By Mark Krikorian on September 16, 2015

Participants in the two Republican debates later today are certain to be asked about their views on illegal immigration and the Middle Eastern refugee crisis. The answers are not difficult, and yet one candidate after another flubs them. Here's a template for answering the first question, with the second to follow.

Actually fixing immigration will be hard work, but explaining it isn't – or shouldn't be. And yet, from Trump's saying whatever pops into his head, to Carson's frivolous assurance that he would seal the border within a single year, to Jeb's detailed plan to enforce the rules after amnestying all the illegals, and to the clichéd boasts by the rest that they will "secure the border," the candidates' responses to illegal immigration queries do not speak well to their political skills.

At the risk of sounding like a middle-school English teacher, they need to introduce the problem, offer three concrete solutions that are understandable, hold together, and make sense both politically and as policy, and then conclude by showing how they point to the future:
 

Well, Hugh, I'm glad you asked that question. Until we have in place an enforcement system that will prevent the settlement of another 12 million illegal aliens, we're not even going to talk about what to do with the ones already here. We're not going to amnesty them and we're not going to launch a dragnet to find them. If they're arrested for something else, I'll make sure we have resources in place to deport them, but in the meantime my administration would focus on the three things we need to have in place before we even talk about the illegals already here.

First, we need nationwide E-Verify, so when a company hires somebody, and is filling out the paperwork for Social Security and the IRS, they also check, using this free online system, whether the new employee is telling the truth about who they are. The system's already in place, it's used millions of times every year, including by the great folks at (insert name of company in your state), and unlike the Obamacare website, it actually works. But it's optional now and needs to be rolled out nationwide, so that all our businesses and workers are playing on an even playing field.

Second, we need a check-out system for foreign visitors. One thousand new illegal aliens will settle in our country today, and most of them will have come in legally on some kind of visa, but just stayed when their time was up. Better fencing at the border won't fix that. Right now, we're pretty good at checking people into our country, but after that, it's the honor system. Heck, we don't even send a text message thanking them for visiting our country and reminding them to make sure they head home on time.

Finally, we need to undo the damage President Obama has done to law enforcement. For state and local police (insert reference to your state here), the ability to partner with immigration authorities is vital to public safety. And yet this president has dismantled the arrangements between local cops and immigration agents, winked at sanctuary cities, and even punished towns and states that have tried to do the right thing.

Once those three goals are met – not on paper in Washington, but in fact, in the real world – then we'll take another look at the illegal immigrants already here.

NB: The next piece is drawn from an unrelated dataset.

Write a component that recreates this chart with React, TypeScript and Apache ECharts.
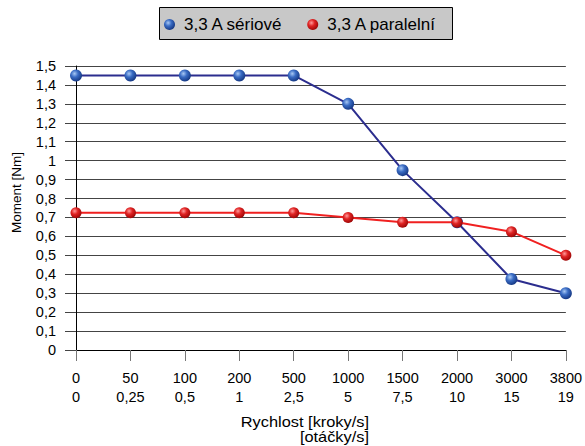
import React, { useEffect, useRef } from "react";
import * as echarts from "echarts";

const krokyLabels = ["0", "50", "100", "200", "500", "1000", "1500", "2000", "3000", "3800"];
const otackyLabels = ["0", "0,25", "0,5", "1", "2,5", "5", "7,5", "10", "15", "19"];
const seriesNames = ["3,3 A sériové", "3,3 A paralelní"];
const serioveValues = [1.45, 1.45, 1.45, 1.45, 1.45, 1.3, 0.95, 0.675, 0.375, 0.3];
const paralelniValues = [0.725, 0.725, 0.725, 0.725, 0.725, 0.7, 0.675, 0.675, 0.625, 0.5];
const yTitle = "Moment [Nm]";
const xTitle = "Rychlost [kroky/s]\n[otáčky/s]";

const FONT = "'Liberation Sans', Arial, sans-serif";

function sphere(light: string, mid: string, dark: string) {
  return new echarts.graphic.RadialGradient(0.38, 0.35, 0.65, [
    { offset: 0, color: light },
    { offset: 0.45, color: mid },
    { offset: 1, color: dark },
  ]);
}

export default function App() {
  const ref = useRef<HTMLDivElement>(null);
  useEffect(() => {
    if (!ref.current) return;
    const chart = echarts.init(ref.current, undefined, { renderer: "svg" });
    const categories = krokyLabels.map((k, i) => k + "\n" + otackyLabels[i]);
    chart.setOption({
      animation: false,
      backgroundColor: "#ffffff",
      textStyle: { fontFamily: FONT },
      grid: { left: 76, right: 18, top: 66, bottom: 96 },
      legend: {
        left: 164,
        top: 16,
        padding: 0,
        z: 100,
        icon: "circle",
        itemWidth: 11,
        itemHeight: 11,
        itemGap: 24,
        data: seriesNames,
        textStyle: { fontSize: 17, color: "#000", fontFamily: FONT, padding: [0, 0, 0, 4] },
      },
      graphic: [
        {
          type: "rect",
          z: 0,
          shape: { x: 159.5, y: 7.5, width: 293, height: 32 },
          style: { fill: "#c8c8c8", stroke: "#000", lineWidth: 1 },
        },
        {
          type: "text",
          z: 10,
          x: 369,
          y: 414.5,
          scaleX: 1.17,
          style: {
            text: xTitle,
            fontSize: 14,
            fontFamily: FONT,
            fill: "#000",
            align: "right",
            verticalAlign: "top",
            lineHeight: 15,
          },
        },
        {
          type: "text",
          z: 10,
          x: 16.5,
          y: 192.5,
          rotation: Math.PI / 2,
          style: {
            text: yTitle,
            fontSize: 13.5,
            fontFamily: FONT,
            fill: "#000",
            align: "center",
            verticalAlign: "middle",
          },
        },
      ],
      xAxis: {
        type: "category",
        boundaryGap: false,
        data: categories,
        axisLine: { lineStyle: { color: "#000", width: 1 } },
        axisTick: { show: true, length: 11, lineStyle: { color: "#777" } },
        axisLabel: {
          color: "#000",
          fontSize: 14.5,
          lineHeight: 19,
          margin: 18,
          interval: 0,
          fontFamily: FONT,
        },
        splitLine: { show: false },
      },
      yAxis: {
        type: "value",
        min: 0,
        max: 1.5,
        interval: 0.1,
        axisLine: { show: true, lineStyle: { color: "#000", width: 1 } },
        axisTick: { show: true, length: 11, lineStyle: { color: "#444" } },
        axisLabel: {
          color: "#000",
          fontSize: 14.5,
          margin: 20,
          fontFamily: FONT,
          formatter: (v: number) => String(Math.round(v * 10) / 10).replace(".", ","),
        },
        splitLine: { show: true, lineStyle: { color: "#444", width: 1 } },
      },
      series: [
        {
          name: seriesNames[0],
          type: "line",
          data: serioveValues,
          symbol: "circle",
          symbolSize: 12,
          z: 3,
          lineStyle: { color: "#2b2d8e", width: 2 },
          itemStyle: { color: sphere("#a8c8f4", "#3a6cc4", "#173a86") },
        },
        {
          name: seriesNames[1],
          type: "line",
          data: paralelniValues,
          symbol: "circle",
          symbolSize: 11,
          z: 4,
          lineStyle: { color: "#f02020", width: 2 },
          itemStyle: { color: sphere("#ff9a9a", "#e02424", "#a00808") },
        },
      ],
    });
    return () => chart.dispose();
  }, []);
  return (
    <div
      ref={ref}
      style={{ position: "fixed", left: 0, top: 0, width: 585, height: 446, background: "#fff" }}
    />
  );
}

And there's likely to be a lot fewer of them, simply owing to attrition. In fact, of the illegals here today, fully two and a half million have moved here since President Obama was inaugurated. If he had just done his job, this whole problem would be much smaller and less wrenching. In a (fill in name) administration, we will finally work our way out of this mess.


It's a little long for a debate response when there are eleven people on the stage, but even in abbreviated form it's concrete, coherent, and concise.